Quando pensamos na história de Anna Delvey e em como ela enganou toda a elite de Nova York fingindo ser uma grande herdeira alemã, é imediato pensar em significados. O que suas farsas, suas dívidas e sua performance nos dizem sobre o papel da mulher, sobre a sociedade financeira e sobre o sonho americano?
Provavelmente, muita coisa. Mas não são essas as perguntas que "Inventando Anna" busca responder.
A minissérie é a segunda produção nascida do casamento entre a Shondaland, produtora de Shonda Rhimes ("Grey's Anatomy"), e a Netflix. A primeira, a sensação "Bridgerton", é assinada por Chris Van Dusen ("Scandal"). Mas esta é a primeira realmente criada por Shonda, a partir do artigo escrito pela jornalista Jessica Pressler -cuja versão ficcionalizada é Vivian Kent (Anna Chlumsky).
Por isso, a história se desenvolve em duas frentes. A primeira conta a investigação de Vivian sobre Anna, e de como ela quer usar isso para dar uma guinada em sua carreira e superar um caso que manchou sua reputação.
Nesta frente, acompanhamos Vivian tentando contato com Anna (Julia Garner), que já está presa, e querendo arrancar da golpista detalhes para entender melhor sua vida e como conseguiu enganar tantas pessoas tão bem.
Enquanto se baseia um tanto na história da própria Jessica Pressler, a personagem Vivian Kent tem também alguns traços de ficção que permitem ao roteiro brincar um pouco mais com a relação entre Anna e Vivian.
Assim como no livro "O Jornalista e o Assassino", ou na dinâmica entre Clarice e Hannibal Lecter em "O Silêncio dos Inocentes", essa troca entre entrevistado e entrevistador é testada, e o distanciamento suposto e esperado entre as duas partes vai se dissipando à medida que as conversas avançam. Existe uma troca quase confidente entre as duas. Por isso, não trata-se apenas da história de Anna, e sim desta dinâmica (fictícia) entre ela e a repórter.

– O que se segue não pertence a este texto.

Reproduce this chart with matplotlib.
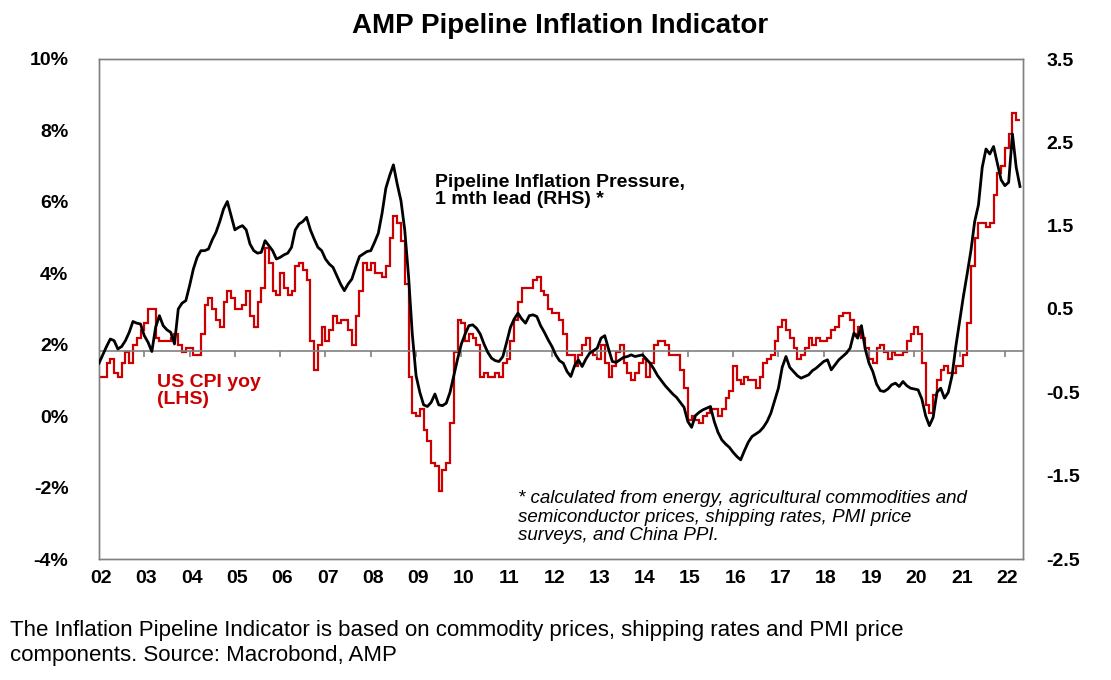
import matplotlib
matplotlib.use("Agg")
import matplotlib.pyplot as plt
import numpy as np

plt.rcParams['font.family'] = ['Liberation Sans', 'DejaVu Sans']

# ---------------- data ----------------
start_year = 2002
year_labels = ["02", "03", "04", "05", "06", "07", "08", "09", "10", "11", "12",
               "13", "14", "15", "16", "17", "18", "19", "20", "21", "22"]
left_ticks = [-4, -2, 0, 2, 4, 6, 8, 10]
left_tick_labels = ["-4%", "-2%", "0%", "2%", "4%", "6%", "8%", "10%"]
right_ticks = [-2.5, -1.5, -0.5, 0.5, 1.5, 2.5, 3.5]
right_tick_labels = ["-2.5", "-1.5", "-0.5", "0.5", "1.5", "2.5", "3.5"]

# US CPI yoy (%), monthly Jan 2002 - Apr 2022 (LHS)
us_cpi_yoy = [
    1.1, 1.1, 1.5, 1.6, 1.2, 1.1, 1.5, 1.8, 1.5, 2.0, 2.2, 2.4,   # 2002
    2.6, 3.0, 3.0, 2.2, 2.1, 2.1, 2.1, 2.2, 2.3, 2.0, 1.8, 1.9,   # 2003
    1.9, 1.7, 1.7, 2.3, 3.1, 3.3, 3.0, 2.7, 2.5, 3.2, 3.5, 3.3,   # 2004
    3.0, 3.0, 3.1, 3.5, 2.8, 2.5, 3.2, 3.6, 4.7, 4.3, 3.5, 3.4,   # 2005
    4.0, 3.6, 3.4, 3.5, 4.2, 4.3, 4.1, 3.8, 2.1, 1.3, 2.0, 2.5,   # 2006
    2.1, 2.4, 2.8, 2.6, 2.7, 2.7, 2.4, 2.0, 2.8, 3.5, 4.3, 4.1,   # 2007
    4.3, 4.0, 4.0, 3.9, 4.2, 5.0, 5.6, 5.4, 4.9, 3.7, 1.1, 0.1,   # 2008
    0.0, 0.2, -0.4, -0.7, -1.3, -1.4, -2.1, -1.5, -1.3, -0.2, 1.8, 2.7,  # 2009
    2.6, 2.1, 2.3, 2.2, 2.0, 1.1, 1.2, 1.1, 1.1, 1.2, 1.1, 1.5,   # 2010
    1.6, 2.1, 2.7, 3.2, 3.6, 3.6, 3.6, 3.8, 3.9, 3.5, 3.4, 3.0,   # 2011
    2.9, 2.9, 2.7, 2.3, 1.7, 1.7, 1.4, 1.7, 2.0, 2.2, 1.8, 1.7,   # 2012
    1.6, 2.0, 1.5, 1.1, 1.4, 1.8, 2.0, 1.5, 1.2, 1.0, 1.2, 1.5,   # 2013
    1.6, 1.1, 1.5, 2.0, 2.1, 2.1, 2.0, 1.7, 1.7, 1.7, 1.3, 0.8,   # 2014
    -0.1, 0.0, -0.1, -0.2, 0.0, 0.1, 0.2, 0.2, 0.0, 0.2, 0.5, 0.7,  # 2015
    1.4, 1.0, 0.9, 1.1, 1.0, 1.0, 0.8, 1.1, 1.5, 1.6, 1.7, 2.1,   # 2016
    2.5, 2.7, 2.4, 2.2, 1.9, 1.6, 1.7, 1.9, 2.2, 2.0, 2.2, 2.1,   # 2017
    2.1, 2.2, 2.4, 2.5, 2.8, 2.9, 2.9, 2.7, 2.3, 2.5, 2.2, 1.9,   # 2018
    1.6, 1.5, 1.9, 2.0, 1.8, 1.6, 1.8, 1.7, 1.7, 1.8, 2.1, 2.3,   # 2019
    2.5, 2.3, 1.5, 0.3, 0.1, 0.6, 1.0, 1.3, 1.4, 1.2, 1.2, 1.4,   # 2020
    1.4, 1.7, 2.6, 4.2, 5.0, 5.4, 5.4, 5.3, 5.4, 6.2, 6.8, 7.0,   # 2021
    7.5, 7.9, 8.5, 8.3,                                           # 2022
]

# Pipeline inflation pressure, 1 mth lead (RHS), monthly from Jan 2002
pipeline_pressure = [
    -0.15, -0.05, 0.05, 0.14, 0.12, 0.02, 0.05, 0.12, 0.22, 0.35, 0.33, 0.32,   # 2002
    0.18, 0.10, -0.01, 0.28, 0.42, 0.30, 0.25, 0.22, 0.08, 0.50, 0.57, 0.60,    # 2003
    0.78, 0.98, 1.12, 1.20, 1.20, 1.22, 1.33, 1.42, 1.55, 1.70, 1.79, 1.62,     # 2004
    1.45, 1.48, 1.50, 1.45, 1.28, 1.20, 1.17, 1.18, 1.32, 1.26, 1.20, 1.10,     # 2005
    1.12, 1.15, 1.17, 1.24, 1.45, 1.52, 1.55, 1.60, 1.45, 1.34, 1.24, 1.20,     # 2006
    1.10, 1.04, 1.00, 0.90, 0.80, 0.72, 0.80, 0.86, 1.00, 1.13, 1.16, 1.19,     # 2007
    1.20, 1.30, 1.41, 1.65, 1.95, 2.10, 2.23, 2.00, 1.80, 1.45, 0.90, 0.20,     # 2008
    -0.30, -0.50, -0.65, -0.67, -0.62, -0.52, -0.65, -0.66, -0.63, -0.50, -0.30, -0.10,  # 2009
    0.08, 0.20, 0.30, 0.31, 0.27, 0.20, 0.08, -0.02, -0.09, -0.12, -0.13, -0.07,  # 2010
    0.10, 0.28, 0.38, 0.45, 0.38, 0.33, 0.42, 0.43, 0.41, 0.30, 0.22, 0.13,     # 2011
    0.05, -0.05, -0.12, -0.15, -0.25, -0.31, -0.18, -0.11, -0.19, -0.10, -0.03, 0.00,  # 2012
    0.03, 0.15, 0.18, 0.02, -0.13, -0.14, -0.11, -0.08, -0.07, -0.05, -0.07, -0.06,  # 2013
    -0.05, -0.10, -0.15, -0.22, -0.30, -0.36, -0.42, -0.47, -0.52, -0.56, -0.62, -0.68,  # 2014
    -0.85, -0.92, -0.78, -0.74, -0.71, -0.69, -0.67, -0.85, -0.98, -1.07, -1.12, -1.16,  # 2015
    -1.22, -1.27, -1.31, -1.20, -1.10, -1.03, -1.00, -0.97, -0.92, -0.85, -0.75, -0.60,  # 2016
    -0.45, -0.20, -0.07, -0.20, -0.25, -0.30, -0.33, -0.31, -0.29, -0.24, -0.21, -0.17,  # 2017
    -0.13, -0.11, -0.23, -0.17, -0.11, -0.07, -0.03, 0.03, 0.21, 0.15, 0.30, 0.02,  # 2018
    -0.15, -0.25, -0.40, -0.48, -0.49, -0.46, -0.41, -0.39, -0.43, -0.37, -0.42, -0.45,  # 2019
    -0.46, -0.47, -0.58, -0.78, -0.90, -0.80, -0.50, -0.45, -0.57, -0.50, -0.30, 0.05,  # 2020
    0.35, 0.65, 0.92, 1.20, 1.55, 1.75, 2.20, 2.42, 2.36, 2.45, 2.25, 2.05,     # 2021
    1.98, 2.02, 2.60, 2.20, 1.97,                                               # 2022
]

# ---------------- figure ----------------
W, H = 1111, 680
fig = plt.figure(figsize=(W / 100, H / 100), dpi=100)
px_l, px_r, px_t, px_b = 99, 1023, 59, 559
ax = fig.add_axes([px_l / W, 1 - px_b / H, (px_r - px_l) / W, (px_b - px_t) / H])
ax2 = ax.twinx()

RED = "#CC0000"
GREY = "#808080"

cpi = np.array(us_cpi_yoy)
edges = start_year + np.arange(len(cpi) + 1) / 12.0
ax.stairs(cpi, edges, baseline=None, color=RED, linewidth=1.6, zorder=3)

pp = np.array(pipeline_pressure)
x_pp = start_year + np.arange(len(pp)) / 12.0
ax2.plot(x_pp, pp, color="black", linewidth=2.0, zorder=4)

# zero line of RHS with small year ticks
years = start_year + np.arange(len(year_labels))
ax2.axhline(0, color=GREY, linewidth=1.2, zorder=2)
ax2.vlines(years[1:], -0.08, 0, color=GREY, linewidth=1.2, zorder=2)

ax.set_xlim(start_year, 2022.4)
ax.set_ylim(-4, 10)
ax2.set_ylim(-2.5, 3.5)

ax.set_xticks(years + 0.05)
ax.set_xticklabels(year_labels, fontsize=14, fontweight="bold")
ax.set_yticks(left_ticks)
ax.set_yticklabels(left_tick_labels, fontsize=14, fontweight="bold")
ax2.set_yticks(right_ticks)
ax2.set_yticklabels(right_tick_labels, fontsize=14, fontweight="bold")

ax.tick_params(axis="x", length=0, pad=8)
ax.tick_params(axis="y", length=0, pad=22)
ax2.tick_params(axis="y", length=0, pad=17)

for a in (ax, ax2):
    for s in a.spines.values():
        s.set_color(GREY)
        s.set_linewidth(1.0)

# ---------------- texts ----------------
def fx(x):
    return x / W

def fy(y):
    return 1 - y / H

fig.text(fx(560), fy(26), "AMP Pipeline Inflation Indicator", ha="center", va="center",
         fontsize=20, fontweight="bold")

fig.text(fx(435), fy(191), "Pipeline Inflation Pressure,\n1 mth lead (RHS) *", ha="left",
         va="center", fontsize=14, fontweight="bold", linespacing=1.05)

fig.text(fx(157), fy(391), "US CPI yoy\n(LHS)", ha="left", va="center",
         fontsize=14, fontweight="bold", color=RED, linespacing=1.05)

fig.text(fx(518), fy(517),
         "* calculated from energy, agricultural commodities and\n"
         "semiconductor prices, shipping rates, PMI price\n"
         "surveys, and China PPI.",
         ha="left", va="center", fontsize=13.5, fontstyle="italic", linespacing=1.12)

fig.text(fx(10), fy(643),
         "The Inflation Pipeline Indicator is based on commodity prices, shipping rates and PMI price\n"
         "components. Source: Macrobond, AMP",
         ha="left", va="center", fontsize=16, linespacing=1.22)

fig.savefig("out.png", dpi=100)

Mesmo assim, Vivian é incapaz de enxergar uma lógica e uma justificativa para como Anna navegava com tanta tranquilidade entre meios e pessoas tão diferentes. E a série, propositalmente, vai pelo mesmo caminho.
Afinal, como uma pessoa consegue apresentar tantas personalidades distintas dependendo do grupo com quem estava falando e, ainda assim, não dar pistas de que estava enganando a todos?
Inventando Julia Garner
A segunda frente conta a própria história de Anna. Ou, pelo menos, versões dela, vistas a partir das narrativas de amigos, colegas e pessoas que conviveram com a farsante e mantiveram variadas relações com ela.

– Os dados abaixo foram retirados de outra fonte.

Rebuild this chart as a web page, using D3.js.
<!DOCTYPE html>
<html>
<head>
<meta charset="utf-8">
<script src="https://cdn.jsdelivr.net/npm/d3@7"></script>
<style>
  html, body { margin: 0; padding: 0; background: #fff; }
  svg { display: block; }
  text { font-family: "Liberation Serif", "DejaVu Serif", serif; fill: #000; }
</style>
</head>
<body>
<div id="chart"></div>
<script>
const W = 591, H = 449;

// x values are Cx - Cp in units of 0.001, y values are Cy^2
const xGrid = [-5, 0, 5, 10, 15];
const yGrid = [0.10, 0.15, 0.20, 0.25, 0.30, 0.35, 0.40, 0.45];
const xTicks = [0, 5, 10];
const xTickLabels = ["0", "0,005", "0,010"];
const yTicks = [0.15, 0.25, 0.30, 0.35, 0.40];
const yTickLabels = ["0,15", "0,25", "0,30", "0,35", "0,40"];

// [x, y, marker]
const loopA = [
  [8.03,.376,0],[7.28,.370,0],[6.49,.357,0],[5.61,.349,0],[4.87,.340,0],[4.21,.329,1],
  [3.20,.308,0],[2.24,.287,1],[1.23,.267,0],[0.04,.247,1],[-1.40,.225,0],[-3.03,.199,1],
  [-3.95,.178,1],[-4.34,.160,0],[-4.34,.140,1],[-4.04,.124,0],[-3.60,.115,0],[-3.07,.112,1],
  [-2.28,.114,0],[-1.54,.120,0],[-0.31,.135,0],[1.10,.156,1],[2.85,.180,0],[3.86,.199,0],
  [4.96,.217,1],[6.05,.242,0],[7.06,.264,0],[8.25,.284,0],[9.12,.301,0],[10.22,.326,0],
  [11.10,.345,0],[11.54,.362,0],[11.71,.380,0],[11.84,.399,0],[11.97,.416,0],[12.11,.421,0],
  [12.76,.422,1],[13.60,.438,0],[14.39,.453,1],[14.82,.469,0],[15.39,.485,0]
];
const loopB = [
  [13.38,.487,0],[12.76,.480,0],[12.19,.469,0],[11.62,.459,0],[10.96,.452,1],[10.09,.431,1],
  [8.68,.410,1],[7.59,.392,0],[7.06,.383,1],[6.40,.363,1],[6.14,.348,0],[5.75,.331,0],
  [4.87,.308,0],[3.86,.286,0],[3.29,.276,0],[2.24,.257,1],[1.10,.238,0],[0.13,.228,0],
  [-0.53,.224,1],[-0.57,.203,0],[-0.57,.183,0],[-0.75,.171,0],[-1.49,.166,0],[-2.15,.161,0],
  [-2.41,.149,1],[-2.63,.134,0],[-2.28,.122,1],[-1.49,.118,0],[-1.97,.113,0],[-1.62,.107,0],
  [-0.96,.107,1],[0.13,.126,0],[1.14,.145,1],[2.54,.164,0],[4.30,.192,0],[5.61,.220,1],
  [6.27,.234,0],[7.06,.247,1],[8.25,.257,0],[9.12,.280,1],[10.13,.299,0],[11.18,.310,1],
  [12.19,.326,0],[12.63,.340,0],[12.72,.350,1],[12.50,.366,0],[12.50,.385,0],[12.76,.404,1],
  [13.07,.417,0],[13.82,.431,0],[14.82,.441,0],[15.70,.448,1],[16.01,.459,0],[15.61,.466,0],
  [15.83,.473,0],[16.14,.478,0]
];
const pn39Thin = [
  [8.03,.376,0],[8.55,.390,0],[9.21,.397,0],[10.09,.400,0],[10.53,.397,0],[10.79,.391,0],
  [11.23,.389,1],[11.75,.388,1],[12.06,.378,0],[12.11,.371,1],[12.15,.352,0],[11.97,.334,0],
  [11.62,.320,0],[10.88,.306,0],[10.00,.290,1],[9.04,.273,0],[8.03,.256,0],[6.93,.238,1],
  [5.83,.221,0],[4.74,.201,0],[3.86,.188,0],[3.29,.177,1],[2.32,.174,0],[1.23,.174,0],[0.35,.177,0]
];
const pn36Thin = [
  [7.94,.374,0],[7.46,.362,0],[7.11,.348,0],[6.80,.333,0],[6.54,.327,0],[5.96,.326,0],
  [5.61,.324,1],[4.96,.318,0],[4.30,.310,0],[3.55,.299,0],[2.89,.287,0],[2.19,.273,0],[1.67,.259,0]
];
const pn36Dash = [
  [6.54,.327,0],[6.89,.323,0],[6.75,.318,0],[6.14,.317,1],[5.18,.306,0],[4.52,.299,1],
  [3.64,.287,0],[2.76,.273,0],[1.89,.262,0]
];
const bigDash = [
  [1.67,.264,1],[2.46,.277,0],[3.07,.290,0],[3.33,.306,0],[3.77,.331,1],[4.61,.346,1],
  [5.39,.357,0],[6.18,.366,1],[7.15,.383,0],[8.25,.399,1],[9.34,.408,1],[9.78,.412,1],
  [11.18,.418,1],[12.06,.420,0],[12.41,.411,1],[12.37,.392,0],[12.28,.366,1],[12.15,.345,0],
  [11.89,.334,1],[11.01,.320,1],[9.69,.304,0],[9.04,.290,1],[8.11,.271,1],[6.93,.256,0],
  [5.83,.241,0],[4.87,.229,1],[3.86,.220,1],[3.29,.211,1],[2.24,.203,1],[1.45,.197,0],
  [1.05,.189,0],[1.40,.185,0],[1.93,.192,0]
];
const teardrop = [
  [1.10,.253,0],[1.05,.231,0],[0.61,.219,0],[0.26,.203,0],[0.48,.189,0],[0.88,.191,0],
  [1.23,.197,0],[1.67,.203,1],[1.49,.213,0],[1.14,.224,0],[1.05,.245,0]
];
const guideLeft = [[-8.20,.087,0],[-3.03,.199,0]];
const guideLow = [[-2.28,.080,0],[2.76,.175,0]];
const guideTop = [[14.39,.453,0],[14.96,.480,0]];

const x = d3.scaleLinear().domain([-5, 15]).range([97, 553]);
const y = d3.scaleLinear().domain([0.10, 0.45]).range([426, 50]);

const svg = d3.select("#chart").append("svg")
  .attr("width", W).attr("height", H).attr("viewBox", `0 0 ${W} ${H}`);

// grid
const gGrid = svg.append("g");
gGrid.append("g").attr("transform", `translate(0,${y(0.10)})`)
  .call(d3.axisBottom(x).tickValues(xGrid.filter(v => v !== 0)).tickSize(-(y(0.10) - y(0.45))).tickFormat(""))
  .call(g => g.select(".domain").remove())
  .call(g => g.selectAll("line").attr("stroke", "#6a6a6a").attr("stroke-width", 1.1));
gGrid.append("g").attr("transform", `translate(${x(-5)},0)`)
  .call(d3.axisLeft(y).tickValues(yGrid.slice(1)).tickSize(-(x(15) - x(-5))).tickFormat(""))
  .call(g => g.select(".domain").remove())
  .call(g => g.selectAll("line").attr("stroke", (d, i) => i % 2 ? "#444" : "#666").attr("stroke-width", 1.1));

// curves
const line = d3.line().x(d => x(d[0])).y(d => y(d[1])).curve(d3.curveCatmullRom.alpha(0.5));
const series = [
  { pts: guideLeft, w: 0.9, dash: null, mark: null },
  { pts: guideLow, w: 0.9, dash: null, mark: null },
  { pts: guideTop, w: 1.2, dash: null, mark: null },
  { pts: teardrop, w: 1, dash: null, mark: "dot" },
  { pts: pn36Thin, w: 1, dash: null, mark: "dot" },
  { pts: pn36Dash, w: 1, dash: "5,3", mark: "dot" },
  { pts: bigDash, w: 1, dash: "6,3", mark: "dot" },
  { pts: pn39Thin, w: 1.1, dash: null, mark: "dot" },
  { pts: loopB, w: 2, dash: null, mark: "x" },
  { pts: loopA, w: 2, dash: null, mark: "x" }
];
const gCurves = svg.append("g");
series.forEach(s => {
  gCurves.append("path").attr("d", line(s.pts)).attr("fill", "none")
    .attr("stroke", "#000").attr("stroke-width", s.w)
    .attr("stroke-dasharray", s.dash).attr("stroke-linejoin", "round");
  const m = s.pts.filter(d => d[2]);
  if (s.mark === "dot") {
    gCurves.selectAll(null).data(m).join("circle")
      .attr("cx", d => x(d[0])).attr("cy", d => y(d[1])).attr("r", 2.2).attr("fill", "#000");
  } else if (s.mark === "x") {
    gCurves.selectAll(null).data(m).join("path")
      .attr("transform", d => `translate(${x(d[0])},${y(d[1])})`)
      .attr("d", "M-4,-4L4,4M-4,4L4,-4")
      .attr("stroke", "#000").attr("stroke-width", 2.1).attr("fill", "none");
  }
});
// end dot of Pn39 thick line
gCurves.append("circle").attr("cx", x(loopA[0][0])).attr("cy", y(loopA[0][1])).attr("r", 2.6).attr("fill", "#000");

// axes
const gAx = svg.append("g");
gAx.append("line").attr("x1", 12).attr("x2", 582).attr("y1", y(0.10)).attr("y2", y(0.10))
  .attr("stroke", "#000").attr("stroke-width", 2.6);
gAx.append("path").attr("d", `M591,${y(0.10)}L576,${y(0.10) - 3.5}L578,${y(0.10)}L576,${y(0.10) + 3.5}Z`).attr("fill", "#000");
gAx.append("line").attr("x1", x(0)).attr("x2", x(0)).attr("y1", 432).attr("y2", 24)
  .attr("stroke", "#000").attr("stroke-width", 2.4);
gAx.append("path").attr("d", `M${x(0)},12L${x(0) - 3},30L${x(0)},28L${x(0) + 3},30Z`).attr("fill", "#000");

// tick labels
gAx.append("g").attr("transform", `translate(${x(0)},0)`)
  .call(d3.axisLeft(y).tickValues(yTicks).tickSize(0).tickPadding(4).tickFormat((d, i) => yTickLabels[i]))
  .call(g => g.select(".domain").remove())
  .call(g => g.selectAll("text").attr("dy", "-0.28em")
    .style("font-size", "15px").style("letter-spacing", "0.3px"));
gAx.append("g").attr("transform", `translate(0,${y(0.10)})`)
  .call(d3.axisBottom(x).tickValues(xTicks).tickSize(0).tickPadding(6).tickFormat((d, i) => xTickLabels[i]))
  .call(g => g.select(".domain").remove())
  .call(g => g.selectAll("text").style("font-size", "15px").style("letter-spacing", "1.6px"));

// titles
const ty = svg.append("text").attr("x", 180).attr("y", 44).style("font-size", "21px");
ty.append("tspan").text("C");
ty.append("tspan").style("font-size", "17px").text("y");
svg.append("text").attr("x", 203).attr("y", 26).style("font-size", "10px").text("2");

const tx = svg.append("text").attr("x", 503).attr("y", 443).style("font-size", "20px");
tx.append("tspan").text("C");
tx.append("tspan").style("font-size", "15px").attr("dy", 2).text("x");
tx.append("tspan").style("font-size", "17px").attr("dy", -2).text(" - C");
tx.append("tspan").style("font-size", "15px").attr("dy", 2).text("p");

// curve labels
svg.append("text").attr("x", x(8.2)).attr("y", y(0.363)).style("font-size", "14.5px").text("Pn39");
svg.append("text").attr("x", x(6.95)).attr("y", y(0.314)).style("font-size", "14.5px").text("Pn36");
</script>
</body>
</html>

É importante destacar que "Inventando Anna" não está em busca de uma resposta definitiva de quem é Anna Sorokin, ou como e por que ela se transformou em Anna Delvey. Em cada episódio, a personagem se transforma diante dos olhos de quem a conhecia. Isso significa que a série não busca decifrá-la, apresentar uma razão lógica ou fazer uma grande reflexão sobre a sociedade a partir de seus golpes. Ela apenas quer contar uma história absurdamente cativante.
E está tudo bem.
Isso quer dizer que a série, assim como Anna, se transforma a cada hora. Os episódios mudam de tonalidade e estilo de acordo com o ângulo que vimos da personagem central. A atração jamais responde com seriedade à pergunta sobre quem é Anna, mas brinca com as possibilidades apresentadas —assim como a própria russa, por um motivo ou por outro, fez em seus dias de glória.
Se, por um lado, isso pode gerar certas frustrações por não entregar uma narrativa linear e definitiva, a série tem material suficiente para se tornar uma experiência saborosa e cativante. Existe certa aura mágica em torno de como Anna é retratada, como se certo status de inatingível precisasse ser mantido, e isso funciona a favor de uma série vista em maratona -a cada episódio, é como se soubéssemos um pouco mais e um pouco menos de Anna ao mesmo tempo.
O que significa que a vontade de assistir ao próximo logo em seguida só aumenta.
Ainda que possa dividir opiniões, a força motriz por trás de "Inventando Anna" é Julia Garner. A atriz de "Ozark" e "The Americans" desaparece atrás do excelente sotaque, e por si só é o suficiente para roubar a atenção do espectador. A série dificilmente é uma visão imparcial de como Anna se inventou, mas parte da graça é justamente ver as pessoas (como Vivian) tentando compreendê-la.
No fim, não há uma reposta coesa -mas a série é inteligente o suficiente para não esperar algo assim de Anna Sorokin.